Sen. Richard J. Durbin of Illinois, a Democratic member of the bipartisan group, had been one of the last holdouts against Hatch's amendment. Along with Sen. Charles E. Grassley, R-Iowa, Durbin worried that Hatch's provisions would harm American workers.
But on Tuesday, Durbin signaled that he would support Hatch's agreement.
"I would like to have seen a different amendment, a different bill - you would have as well," Durbin said. "But this is a dramatic improvement." (Grassley, meanwhile, remained unconvinced, arguing, "Let's see how much this stinks.")
Durbin made it clear that he expected Hatch's support in return for his own vote in favor of the deal, saying: "A number of us have really leaned a long way in your direction to get your support for immigration reform."
Hatch had previously said that he believed his amendment "makes this bill a much more acceptable bill," especially in the Republican-controlled House, where it is likely to face stiff opposition.
The agreement represents a win for the high-tech industry, and comes on the heels of intense lobbying by the industry.
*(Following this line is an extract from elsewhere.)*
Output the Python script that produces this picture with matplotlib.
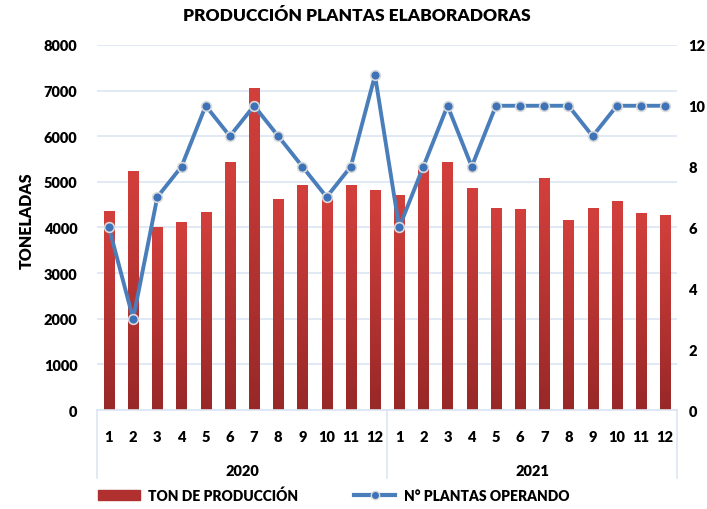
import matplotlib
matplotlib.use("Agg")
import matplotlib.pyplot as plt
import numpy as np
from matplotlib.lines import Line2D
from matplotlib.patches import Rectangle
from matplotlib.colors import LinearSegmentedColormap

plt.rcParams['font.family'] = ['Lato', 'DejaVu Sans']

years = ["2020", "2021"]
months = ["1", "2", "3", "4", "5", "6", "7", "8", "9", "10", "11", "12"]
ton_2020 = [4370, 5240, 4015, 4125, 4350, 5440, 7060, 4630, 4935, 4650, 4935, 4825]
ton_2021 = [4715, 5280, 5440, 4855, 4430, 4410, 5075, 4155, 4430, 4570, 4320, 4265]
plantas_2020 = [6, 3, 7, 8, 10, 9, 10, 9, 8, 7, 8, 11]
plantas_2021 = [6, 8, 10, 8, 10, 10, 10, 10, 9, 10, 10, 10]

title = "PRODUCCIÓN PLANTAS ELABORADORAS"
ylabel = "TONELADAS"
legend_bar = "TON DE PRODUCCIÓN"
legend_line = "N° PLANTAS OPERANDO"

ton = ton_2020 + ton_2021
plantas = plantas_2020 + plantas_2021
labels = months + months
n = len(ton)
x = np.arange(n)

W = 'heavy'

fig = plt.figure(figsize=(7.07, 5.10), dpi=100)
ax = fig.add_axes([0.137, 0.194, 0.821, 0.716])
ax2 = ax.twinx()

grid_col = "#dce6f2"
ax.set_ylim(0, 8000)
ax.set_yticks(np.arange(0, 8001, 1000))
ax.grid(axis='y', color=grid_col, linewidth=1.2)
ax.set_axisbelow(True)

bw = 0.42
grad = np.linspace(0, 1, 256).reshape(-1, 1)
cmap = LinearSegmentedColormap.from_list("rg", ["#982828", "#d3403c"])
bars = ax.bar(x, ton, width=bw, color="#c0392b", edgecolor="none", zorder=2)
for b in bars:
    bx, by = b.get_x(), b.get_y()
    w, h = b.get_width(), b.get_height()
    im = ax.imshow(grad, extent=[bx, bx + w, by, by + h], origin='lower',
                   cmap=cmap, aspect='auto', zorder=2.1)
    im.set_clip_path(b)
ax.set_xlim(-0.5, n - 0.5)
ax.set_ylim(0, 8000)

ax2.set_ylim(0, 12)
ax2.set_yticks(np.arange(0, 13, 2))
line_col = "#4a7ebb"
ax2.plot(x, plantas, color=line_col, linewidth=2.8, marker='o', markersize=7,
         markerfacecolor="#3d72b8", markeredgecolor="#d9d9d9", markeredgewidth=1.2,
         zorder=3)

for a in (ax, ax2):
    for s in a.spines.values():
        s.set_visible(False)
ax.spines['bottom'].set_visible(True)
ax.spines['bottom'].set_color(grid_col)
ax.spines['bottom'].set_linewidth(1.2)

ax.tick_params(axis='y', length=0, pad=14)
ax2.tick_params(axis='y', length=0, pad=8)
for t in ax.get_yticklabels() + ax2.get_yticklabels():
    t.set_fontsize(10.5); t.set_fontweight(W)

ax.set_xticks(x)
ax.set_xticklabels(labels, fontsize=10.5, fontweight=W)
ax.tick_params(axis='x', length=0, pad=14)

trans = ax.get_xaxis_transform()
for i, yr in enumerate(years):
    ax.text(i * 12 + 5.5, -0.165, yr, transform=trans, ha='center', va='center',
            fontsize=10.5, fontweight=W)
for xs in [-0.5, 11.5, 23.5]:
    ax.plot([xs, xs], [0, -0.185], transform=trans, color=grid_col,
            linewidth=1.2, clip_on=False)

ax.set_ylabel(ylabel, fontsize=11.5, fontweight=W)
ax.yaxis.set_label_coords(-0.107, 0.52)

fig.text(0.505, 0.968, title, ha='center', va='center', fontsize=12.5, fontweight=W)

handles = [Rectangle((0, 0), 1, 1, color="#b03030"),
           Line2D([0], [0], color=line_col, linewidth=3, marker='o', markersize=6,
                  markerfacecolor="#3d72b8", markeredgecolor="#d9d9d9")]
fig.legend(handles, [legend_bar, legend_line], loc='center', ncol=2,
           bbox_to_anchor=(0.472, 0.028), frameon=False,
           prop=dict(size=10, weight=W), columnspacing=4.0, handlelength=3,
           handletextpad=0.6)

fig.savefig("out.png", dpi=100)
The Association for Competitive Technology, a trade group, sent 50 executives and application developers to Washington on Monday and Tuesday to meet with lawmakers, including members of the Judiciary Committee.
Richard L. Trumka, president of the AFL-CIO, the nation's largest federation of unions, issued a statement warning against what he said were Hatch's "antiworker amendments."
As the committee was finishing its work, a drumbeat against an immigration overhaul began to pick up outside the paneled walls of the hearing room. Dozens of high-profile conservative leaders and activists signed an open letter published Tuesdaythat denounced the bipartisan bill, saying the Senate "would do better to start over from scratch."
The conservatives said the bill was "bloated and unwieldy," comparing it to Obama's health care bill.